Questa argomentazione è rafforzata quando si riflette sul perché dobbiamo obbedire ai superiori. Essenzialmente due sono i motivi. Il primo: si suppone che il superiore sia più preparato del sottoposto nel svolgere le mansioni a lui affidate. Secondo motivo: la sua posizione gerarchica gli permette di avere una prospettiva più ampia dei problemi rispetto al singolo che non ha la sua visione d’insieme.

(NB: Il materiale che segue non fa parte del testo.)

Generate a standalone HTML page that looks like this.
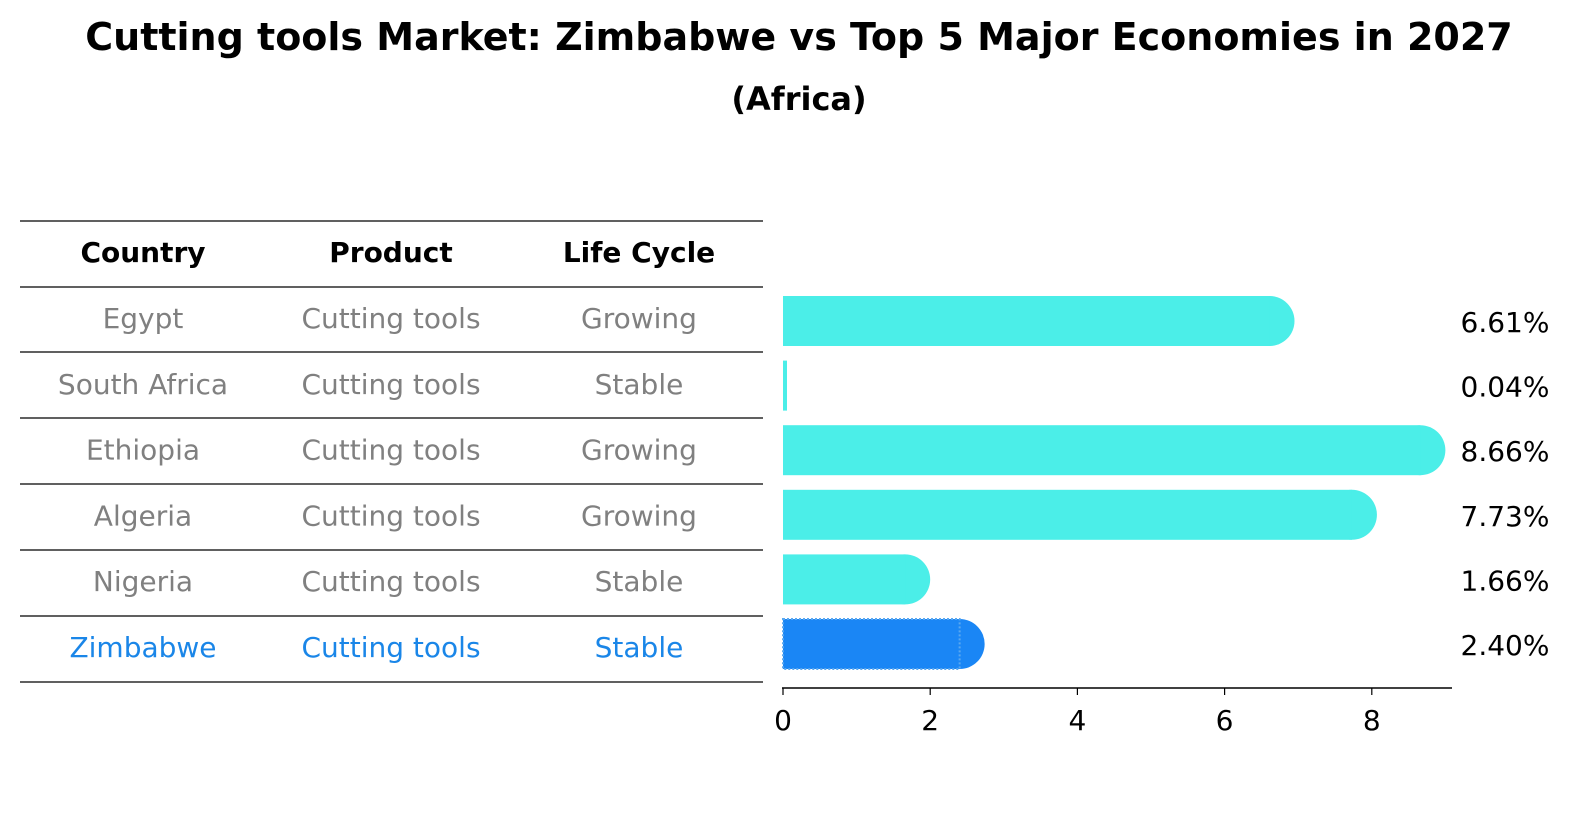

E’ come se il superiore fosse posto sopra un labirinto e da quella posizione potesse agevolmente comandare chi è dentro il labirinto per indicargli l’uscita.


Se venissero a mancare questi due requisiti - competenza e visione generale - sarebbe legittimo in alcune circostanze disobbedire, proprio perché l’autorità si troverebbe nella condizione di non poter più soddisfare il fine per cui è preposta: il bene delle persone. Schettino era stato proprio messo lì anche per tutelare l’incolumità delle persone: se in quei frangenti ha dimostrato di non essere all’altezza della situazione, è stato corretto scavalcarlo gerarchicamente.


Sempre Tommaso spiega che una legge o un ordine ingiusto perdono la qualifica di legge o di ordine e quindi possono essere anche non rispettati. La decisione di non abbandonare la nave in quei frangenti appare davvero immotivata e quindi ingiusta.


Infine c’è un ultimo motivo per cui si può non obbedire (molti altri distinguo dovrebbero farsi ma ci limitiamo ad una sintesi): l’obiezione di coscienza. La coscienza è quello strumento della ragione che mi permette di capire cosa devo fare qui e ora. Il primato della coscienza impone sempre di seguirla – ovviamente se è retta. Gli ufficiali in seconda se in coscienza hanno ritenuto che fosse giusto abbandonare la nave hanno compiuto una scelta valida dal punto di vista morale.


Più che gli ordini valgono le vite delle persone che quegli ordini dovrebbero tutelare. In definitiva: se a volte ci si può ammutinare dal proprio superiore, mai ci si può ammutinare dal bene.